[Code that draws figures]
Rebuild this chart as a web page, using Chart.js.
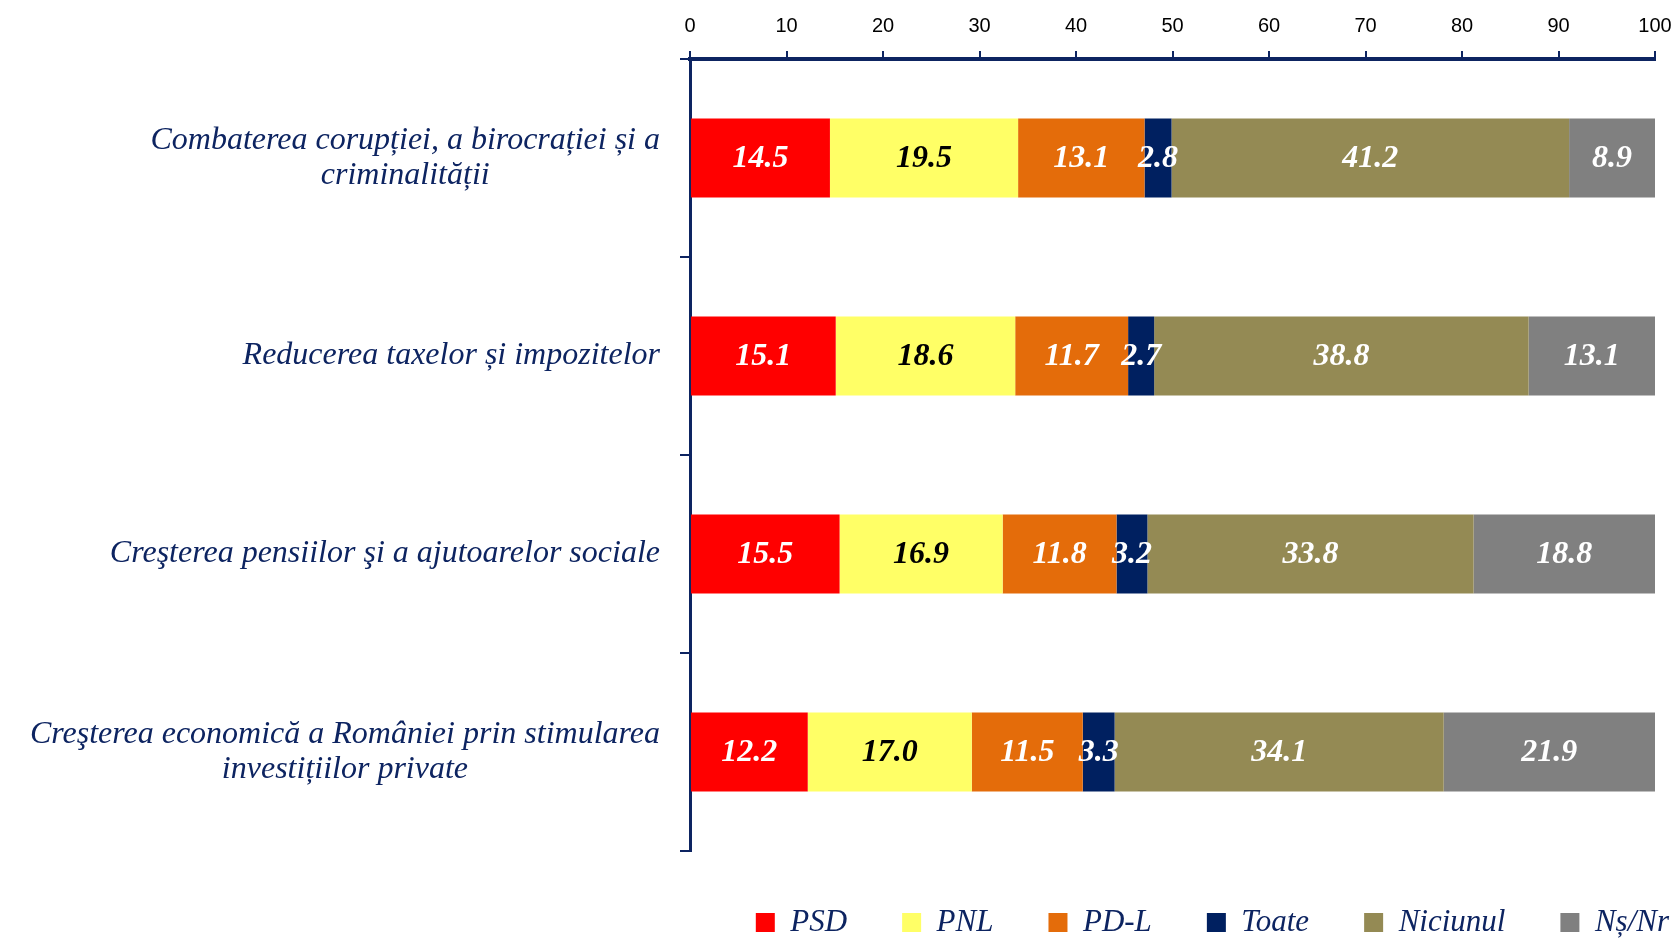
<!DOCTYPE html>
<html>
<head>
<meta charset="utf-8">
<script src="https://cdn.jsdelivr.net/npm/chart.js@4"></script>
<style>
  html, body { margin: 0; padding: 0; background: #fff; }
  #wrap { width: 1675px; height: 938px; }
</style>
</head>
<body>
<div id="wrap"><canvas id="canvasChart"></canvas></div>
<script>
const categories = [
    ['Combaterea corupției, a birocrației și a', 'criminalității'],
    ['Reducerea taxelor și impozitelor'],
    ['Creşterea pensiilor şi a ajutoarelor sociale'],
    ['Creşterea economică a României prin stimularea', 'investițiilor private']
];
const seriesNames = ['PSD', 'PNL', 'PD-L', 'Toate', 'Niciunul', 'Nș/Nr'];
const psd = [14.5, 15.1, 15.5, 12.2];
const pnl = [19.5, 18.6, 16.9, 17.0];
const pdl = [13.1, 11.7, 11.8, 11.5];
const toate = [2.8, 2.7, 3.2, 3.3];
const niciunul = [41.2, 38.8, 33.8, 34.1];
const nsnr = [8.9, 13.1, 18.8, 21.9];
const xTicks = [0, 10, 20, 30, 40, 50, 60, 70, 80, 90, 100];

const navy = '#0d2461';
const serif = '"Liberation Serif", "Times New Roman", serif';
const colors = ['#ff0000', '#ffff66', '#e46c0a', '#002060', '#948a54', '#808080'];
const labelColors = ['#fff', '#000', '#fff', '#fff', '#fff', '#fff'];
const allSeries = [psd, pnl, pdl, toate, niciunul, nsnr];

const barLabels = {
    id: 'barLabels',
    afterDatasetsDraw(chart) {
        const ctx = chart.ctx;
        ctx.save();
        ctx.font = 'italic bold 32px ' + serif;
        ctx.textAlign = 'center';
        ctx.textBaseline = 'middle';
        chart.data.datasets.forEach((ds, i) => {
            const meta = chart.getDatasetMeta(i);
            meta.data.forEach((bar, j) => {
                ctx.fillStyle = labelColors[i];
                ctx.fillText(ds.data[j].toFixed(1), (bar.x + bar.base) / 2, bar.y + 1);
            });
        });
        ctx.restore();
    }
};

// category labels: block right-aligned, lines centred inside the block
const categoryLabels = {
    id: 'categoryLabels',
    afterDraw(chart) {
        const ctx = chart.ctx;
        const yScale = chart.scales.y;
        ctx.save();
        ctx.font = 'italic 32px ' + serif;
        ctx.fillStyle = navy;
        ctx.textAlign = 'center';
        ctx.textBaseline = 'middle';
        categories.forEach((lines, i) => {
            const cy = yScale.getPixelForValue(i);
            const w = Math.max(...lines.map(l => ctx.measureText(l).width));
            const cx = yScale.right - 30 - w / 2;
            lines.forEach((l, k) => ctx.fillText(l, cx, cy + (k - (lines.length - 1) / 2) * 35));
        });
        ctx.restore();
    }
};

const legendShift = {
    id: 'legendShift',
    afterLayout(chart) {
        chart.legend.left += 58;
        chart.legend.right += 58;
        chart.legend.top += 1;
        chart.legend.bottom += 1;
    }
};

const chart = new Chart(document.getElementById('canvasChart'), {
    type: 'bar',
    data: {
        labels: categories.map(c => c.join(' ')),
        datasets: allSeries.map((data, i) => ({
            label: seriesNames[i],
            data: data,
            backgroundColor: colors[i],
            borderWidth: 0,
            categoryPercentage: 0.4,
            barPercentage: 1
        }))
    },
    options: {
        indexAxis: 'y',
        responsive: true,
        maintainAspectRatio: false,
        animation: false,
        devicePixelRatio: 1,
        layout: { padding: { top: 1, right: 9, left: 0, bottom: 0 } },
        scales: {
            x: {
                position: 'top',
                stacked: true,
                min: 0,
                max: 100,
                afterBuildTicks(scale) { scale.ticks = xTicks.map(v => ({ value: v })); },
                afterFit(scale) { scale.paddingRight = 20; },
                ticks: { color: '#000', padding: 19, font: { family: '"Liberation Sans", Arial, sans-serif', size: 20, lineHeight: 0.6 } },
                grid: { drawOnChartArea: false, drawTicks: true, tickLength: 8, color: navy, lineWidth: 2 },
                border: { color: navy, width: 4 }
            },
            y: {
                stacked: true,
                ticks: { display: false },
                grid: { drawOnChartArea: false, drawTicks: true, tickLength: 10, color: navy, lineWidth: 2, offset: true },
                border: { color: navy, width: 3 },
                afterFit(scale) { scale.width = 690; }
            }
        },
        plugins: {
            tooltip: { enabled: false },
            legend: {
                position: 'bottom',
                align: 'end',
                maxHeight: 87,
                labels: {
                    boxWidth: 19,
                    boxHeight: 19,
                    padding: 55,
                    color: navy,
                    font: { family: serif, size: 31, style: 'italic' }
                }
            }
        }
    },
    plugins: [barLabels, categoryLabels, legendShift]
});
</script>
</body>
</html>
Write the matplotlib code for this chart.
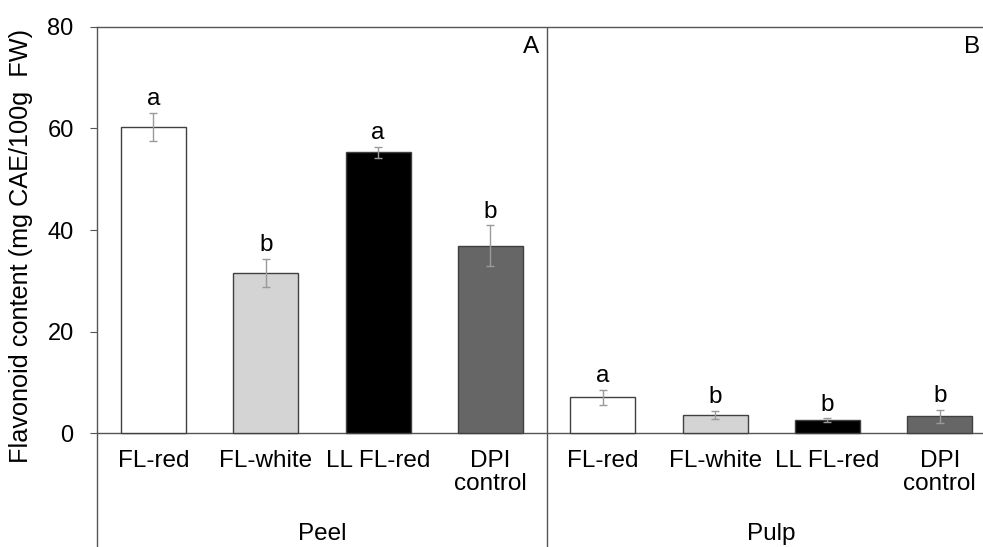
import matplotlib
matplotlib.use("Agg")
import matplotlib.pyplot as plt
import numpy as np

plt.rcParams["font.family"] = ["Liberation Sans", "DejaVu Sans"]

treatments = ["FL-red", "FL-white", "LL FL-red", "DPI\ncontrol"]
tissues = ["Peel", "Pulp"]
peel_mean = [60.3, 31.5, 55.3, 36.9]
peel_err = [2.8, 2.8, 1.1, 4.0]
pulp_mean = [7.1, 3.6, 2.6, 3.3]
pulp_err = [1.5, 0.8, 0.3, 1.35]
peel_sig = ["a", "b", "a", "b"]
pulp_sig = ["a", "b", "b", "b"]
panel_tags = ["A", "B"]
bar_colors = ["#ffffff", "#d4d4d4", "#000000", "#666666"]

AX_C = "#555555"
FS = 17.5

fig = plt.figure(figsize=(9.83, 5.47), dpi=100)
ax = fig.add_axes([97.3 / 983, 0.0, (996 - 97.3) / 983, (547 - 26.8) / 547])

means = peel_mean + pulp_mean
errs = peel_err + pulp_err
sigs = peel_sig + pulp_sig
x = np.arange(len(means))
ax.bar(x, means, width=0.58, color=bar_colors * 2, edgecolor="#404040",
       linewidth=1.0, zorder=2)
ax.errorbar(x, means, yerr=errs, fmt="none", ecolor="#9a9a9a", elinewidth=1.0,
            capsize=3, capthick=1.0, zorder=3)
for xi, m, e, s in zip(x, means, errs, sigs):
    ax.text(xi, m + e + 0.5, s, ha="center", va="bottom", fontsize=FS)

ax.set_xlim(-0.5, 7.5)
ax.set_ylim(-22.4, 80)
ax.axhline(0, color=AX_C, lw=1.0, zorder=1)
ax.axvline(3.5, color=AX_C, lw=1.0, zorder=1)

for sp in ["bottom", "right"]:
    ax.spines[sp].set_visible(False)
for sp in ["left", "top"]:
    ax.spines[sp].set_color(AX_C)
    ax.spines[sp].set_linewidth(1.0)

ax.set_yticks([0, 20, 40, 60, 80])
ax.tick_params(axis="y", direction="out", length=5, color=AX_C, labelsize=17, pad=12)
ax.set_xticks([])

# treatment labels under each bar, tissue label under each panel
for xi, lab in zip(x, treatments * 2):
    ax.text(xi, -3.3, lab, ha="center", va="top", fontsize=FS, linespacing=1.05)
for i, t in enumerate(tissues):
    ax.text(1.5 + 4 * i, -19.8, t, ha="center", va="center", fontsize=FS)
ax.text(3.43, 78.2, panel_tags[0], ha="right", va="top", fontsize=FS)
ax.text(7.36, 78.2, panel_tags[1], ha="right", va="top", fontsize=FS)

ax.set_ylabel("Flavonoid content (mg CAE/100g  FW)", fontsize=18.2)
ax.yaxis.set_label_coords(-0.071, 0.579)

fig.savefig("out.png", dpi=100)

● **What to produce**:
Beginning at the line above that contains "Write the matplotlib code for this chart.", repeat each line exactly through the one that contains "ax = fig.add_axes([97.3", and leave out the pictures.

● **Output for this task**:
Write the matplotlib code for this chart.
import matplotlib
matplotlib.use("Agg")
import matplotlib.pyplot as plt
import numpy as np

plt.rcParams["font.family"] = ["Liberation Sans", "DejaVu Sans"]

treatments = ["FL-red", "FL-white", "LL FL-red", "DPI\ncontrol"]
tissues = ["Peel", "Pulp"]
peel_mean = [60.3, 31.5, 55.3, 36.9]
peel_err = [2.8, 2.8, 1.1, 4.0]
pulp_mean = [7.1, 3.6, 2.6, 3.3]
pulp_err = [1.5, 0.8, 0.3, 1.35]
peel_sig = ["a", "b", "a", "b"]
pulp_sig = ["a", "b", "b", "b"]
panel_tags = ["A", "B"]
bar_colors = ["#ffffff", "#d4d4d4", "#000000", "#666666"]

AX_C = "#555555"
FS = 17.5

fig = plt.figure(figsize=(9.83, 5.47), dpi=100)
ax = fig.add_axes([97.3 / 983, 0.0, (996 - 97.3) / 983, (547 - 26.8) / 547])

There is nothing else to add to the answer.